RECORDS SHOWN>
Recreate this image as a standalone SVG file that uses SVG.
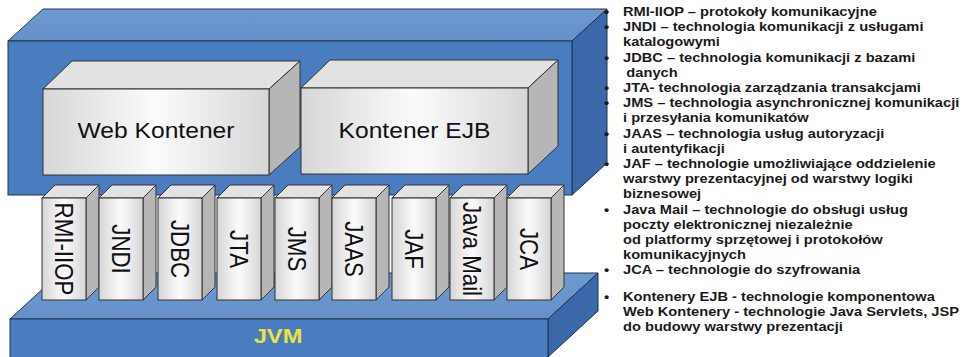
<svg xmlns="http://www.w3.org/2000/svg" width="969" height="357" viewBox="0 0 969 357">
<defs>
<linearGradient id="gf" x1="0" y1="0" x2="1" y2="0">
<stop offset="0" stop-color="#d6d6d6"/>
<stop offset="0.5" stop-color="#fbfbfb"/>
<stop offset="1" stop-color="#d6d6d6"/>
</linearGradient>
<linearGradient id="bt" x1="0" y1="0" x2="0" y2="1">
<stop offset="0" stop-color="#6f9ad0"/>
<stop offset="1" stop-color="#6690c9"/>
</linearGradient>
</defs>
<style>
.bf{fill:#4a7cc0;stroke:#1f3552;stroke-width:1}
.bt{fill:url(#bt);stroke:#1f3552;stroke-width:1}
.bs{fill:#3a68a8;stroke:#1f3552;stroke-width:1}
.gf{fill:url(#gf);stroke:#333;stroke-width:1}
.gt{fill:#e2e2e2;stroke:#333;stroke-width:1}
.gs{fill:#b6b6b6;stroke:#333;stroke-width:1}
.lbl{font-family:"Liberation Sans",Arial,sans-serif;font-size:22px;fill:#111}
.col{font-family:"Liberation Sans",Arial,sans-serif;font-size:22.3px;fill:#111;text-anchor:middle}
.jvm{font-family:"Liberation Sans",Arial,sans-serif;font-size:21px;font-weight:bold;fill:#ece33a;text-anchor:middle}
.lst{font-family:"Liberation Sans",Arial,sans-serif;font-size:13.1px;font-weight:bold;fill:#1a1a1a}
</style>
<rect width="969" height="357" fill="#ffffff"/>
<g id="jvm">
<polygon class="bt" points="10,319 548,319 598,273 60,273"/>
<polygon class="bs" points="548,319 598,273 598,311 548,357"/>
<rect class="bf" x="10" y="319" width="538" height="40"/>
<text class="jvm" transform="translate(278 343) scale(1.13 1)">JVM</text>
</g>
<g id="platform">
<polygon class="bt" points="8,41 572,41 607,9 43,9"/>
<polygon class="bs" points="572,41 607,9 607,163 572,195"/>
<rect class="bf" x="8" y="41" width="564" height="154"/>
</g>
<g id="web-kontener">
<polygon class="gt" points="43,89 269,89 300,61 72,61"/>
<polygon class="gs" points="269,89 300,61 300,147 269,175"/>
<rect class="gf" x="43" y="89" width="226" height="86"/>
<text class="lbl" text-anchor="middle" transform="translate(156 138) scale(1.12 1)">Web Kontener</text>
</g>
<g id="kontener-ejb">
<polygon class="gt" points="301,88 528,88 558,60 330,60"/>
<polygon class="gs" points="528,88 558,60 558,146 528,174"/>
<rect class="gf" x="301" y="88" width="227" height="86"/>
<text class="lbl" text-anchor="middle" transform="translate(414.5 138) scale(1.12 1)">Kontener EJB</text>
</g>
<g id="rmi-iiop">
<polygon class="gt" points="42,198 86,198 99,185 55,185"/>
<polygon class="gs" points="86,198 99,185 99,287 86,300"/>
<rect class="gf" x="42" y="198" width="44" height="102"/>
<text class="col" transform="translate(64 249) scale(1.13 1) rotate(90)" dy="8">RMI-IIOP</text>
</g>
<g id="jndi">
<polygon class="gt" points="99,198 143,198 156,185 112,185"/>
<polygon class="gs" points="143,198 156,185 156,287 143,300"/>
<rect class="gf" x="99" y="198" width="44" height="102"/>
<text class="col" transform="translate(121 249) scale(1.13 1) rotate(90)" dy="8">JNDI</text>
</g>
<g id="jdbc">
<polygon class="gt" points="158,198 202,198 215,185 171,185"/>
<polygon class="gs" points="202,198 215,185 215,287 202,300"/>
<rect class="gf" x="158" y="198" width="44" height="102"/>
<text class="col" transform="translate(180 249) scale(1.13 1) rotate(90)" dy="8">JDBC</text>
</g>
<g id="jta">
<polygon class="gt" points="217,198 261,198 274,185 230,185"/>
<polygon class="gs" points="261,198 274,185 274,287 261,300"/>
<rect class="gf" x="217" y="198" width="44" height="102"/>
<text class="col" transform="translate(239 249) scale(1.13 1) rotate(90)" dy="8">JTA</text>
</g>
<g id="jms">
<polygon class="gt" points="275,198 319,198 332,185 288,185"/>
<polygon class="gs" points="319,198 332,185 332,287 319,300"/>
<rect class="gf" x="275" y="198" width="44" height="102"/>
<text class="col" transform="translate(297 249) scale(1.13 1) rotate(90)" dy="8">JMS</text>
</g>
<g id="jaas">
<polygon class="gt" points="332,198 376,198 389,185 345,185"/>
<polygon class="gs" points="376,198 389,185 389,287 376,300"/>
<rect class="gf" x="332" y="198" width="44" height="102"/>
<text class="col" transform="translate(354 249) scale(1.13 1) rotate(90)" dy="8">JAAS</text>
</g>
<g id="jaf">
<polygon class="gt" points="392,198 436,198 449,185 405,185"/>
<polygon class="gs" points="436,198 449,185 449,287 436,300"/>
<rect class="gf" x="392" y="198" width="44" height="102"/>
<text class="col" transform="translate(414 249) scale(1.13 1) rotate(90)" dy="8">JAF</text>
</g>
<g id="java-mail">
<polygon class="gt" points="450,198 494,198 507,185 463,185"/>
<polygon class="gs" points="494,198 507,185 507,287 494,300"/>
<rect class="gf" x="450" y="198" width="44" height="102"/>
<text class="col" transform="translate(472 249) scale(1.13 1) rotate(90)" dy="8">Java Mail</text>
</g>
<g id="jca">
<polygon class="gt" points="507,198 551,198 564,185 520,185"/>
<polygon class="gs" points="551,198 564,185 564,287 551,300"/>
<rect class="gf" x="507" y="198" width="44" height="102"/>
<text class="col" transform="translate(529 249) scale(1.13 1) rotate(90)" dy="8">JCA</text>
</g>
<g id="connectors"></g>
<g id="legend" class="lst" transform="translate(623 0) scale(1.12 1)">
<text x="-17" y="16">•</text><text x="0" y="16">RMI-IIOP – protokoły komunikacyjne</text>
<text x="-17" y="31.2">•</text><text x="0" y="31.2">JNDI – technologia komunikacji z usługami</text>
<text x="0" y="46.4">katalogowymi</text>
<text x="-17" y="61.6">•</text><text x="0" y="61.6">JDBC – technologia komunikacji z bazami</text>
<text x="3" y="76.8">danych</text>
<text x="-17" y="92">•</text><text x="0" y="92">JTA- technologia zarządzania transakcjami</text>
<text x="-17" y="107.2">•</text><text x="0" y="107.2">JMS – technologia asynchronicznej komunikacji</text>
<text x="0" y="122.4">i przesyłania komunikatów</text>
<text x="-17" y="137.6">•</text><text x="0" y="137.6">JAAS – technologia usług autoryzacji</text>
<text x="0" y="152.8">i autentyfikacji</text>
<text x="-17" y="168">•</text><text x="0" y="168">JAF – technologie umożliwiające oddzielenie</text>
<text x="0" y="183.2">warstwy prezentacyjnej od warstwy logiki</text>
<text x="0" y="198.4">biznesowej</text>
<text x="-17" y="213.6">•</text><text x="0" y="213.6">Java Mail – technologie do obsługi usług</text>
<text x="0" y="228.8">poczty elektronicznej niezależnie</text>
<text x="0" y="244">od platformy sprzętowej i protokołów</text>
<text x="0" y="259.2">komunikacyjnych</text>
<text x="-17" y="274.4">•</text><text x="0" y="274.4">JCA – technologie do szyfrowania</text>
<text x="-17" y="301">•</text><text x="0" y="301">Kontenery EJB - technologie komponentowa</text>
<text x="0" y="316">Web Kontenery - technologie Java Servlets, JSP</text>
<text x="0" y="331">do budowy warstwy prezentacji</text>
</g>
</svg>
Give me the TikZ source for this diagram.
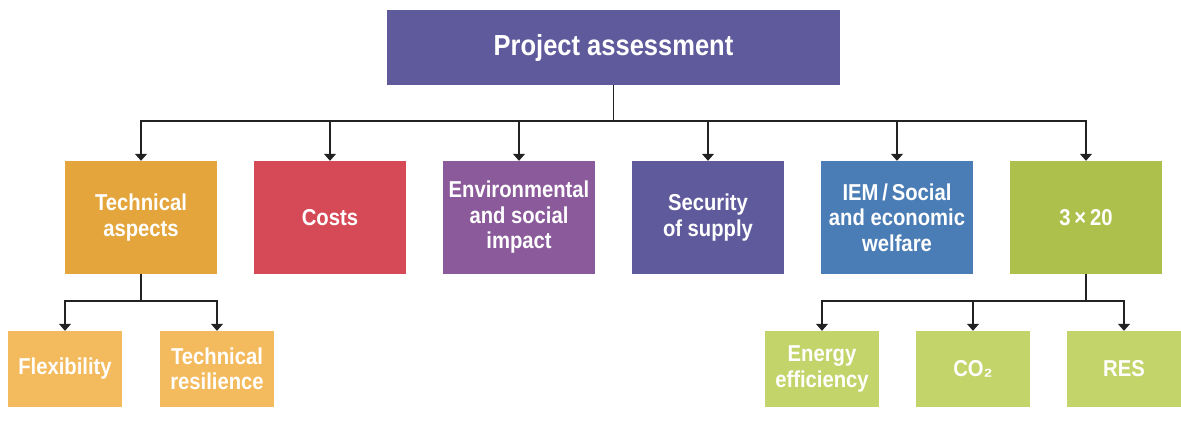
\documentclass[tikz,border=0pt]{standalone}
\usepackage{fontspec}
\setmainfont{Liberation Sans}[FakeStretch=0.88]
\usetikzlibrary{arrows.meta}
\definecolor{cTop}{HTML}{5F5A9C}
\definecolor{cTech}{HTML}{E3A53C}
\definecolor{cCost}{HTML}{D64A57}
\definecolor{cEnv}{HTML}{8B5A9A}
\definecolor{cSec}{HTML}{5F5A9C}
\definecolor{cIEM}{HTML}{4A7CB5}
\definecolor{cTwenty}{HTML}{ADC04B}
\definecolor{cLightO}{HTML}{F4BA5E}
\definecolor{cLightG}{HTML}{C2D46A}
\definecolor{cLine}{HTML}{222222}
\begin{document}
\begin{tikzpicture}[x=1pt,y=-1pt,
  box/.style={draw=none,minimum width=152pt,minimum height=113pt,inner sep=0pt,
    text=white,font=\bfseries\fontsize{23}{25.5}\selectfont,align=center},
  subbox/.style={box,minimum width=114pt,minimum height=76pt},
  conn/.style={draw=cLine,line width=1.1pt,-{Triangle[width=12pt,length=7pt]}},
  plain/.style={draw=cLine,line width=1.1pt}]
\useasboundingbox (0,0) rectangle (1181,432);
\node[box,minimum width=453pt,minimum height=75pt,fill=cTop,font=\bfseries\fontsize{29}{32}\selectfont] (top) at (613.5,47.5) {Project assessment};
\node[box,fill=cTech] (tech) at (141,217.5) {Technical\\aspects};
\node[box,fill=cCost] (cost) at (330,217.5) {Costs};
\node[box,fill=cEnv] (env) at (519,217.5) {Environmental\\and social\\impact};
\node[box,fill=cSec] (sec) at (708,217.5) {Security\\of supply};
\node[box,fill=cIEM] (iem) at (897,217.5) {IEM\,/\,Social\\and economic\\welfare};
\node[box,fill=cTwenty] (tw) at (1086,217.5) {3\,×\,20};
\node[subbox,fill=cLightO] (flex) at (65,369) {Flexibility};
\node[subbox,fill=cLightO] (res) at (217,369) {Technical\\resilience};
\node[subbox,fill=cLightG] (ee) at (822,369) {Energy\\efficiency};
\node[subbox,fill=cLightG] (co) at (973,369) {CO₂};
\node[subbox,fill=cLightG] (rs) at (1124,369) {RES};
\coordinate (hub) at (613.5,121);
\coordinate (hubT) at (141,301);
\coordinate (hubR) at (1086,301);
\draw[plain] (top.south) -- (hub);
\foreach \n in {tech,cost,env,sec,iem,tw}{
  \draw[conn] (hub) -| (\n.north);
}
\draw[plain] (tech.south) -- (hubT);
\foreach \n in {flex,res}{ \draw[conn] (hubT) -| (\n.north); }
\draw[plain] (tw.south) -- (hubR);
\foreach \n in {ee,co,rs}{ \draw[conn] (hubR) -| (\n.north); }
\end{tikzpicture}
\end{document}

GIVEN INSTRUCTION>
From the data above, show each line that contains "this".

ANSWER BELOW>
Recreate this image as a standalone SVG file that uses SVG.
Give me the TikZ source for this diagram.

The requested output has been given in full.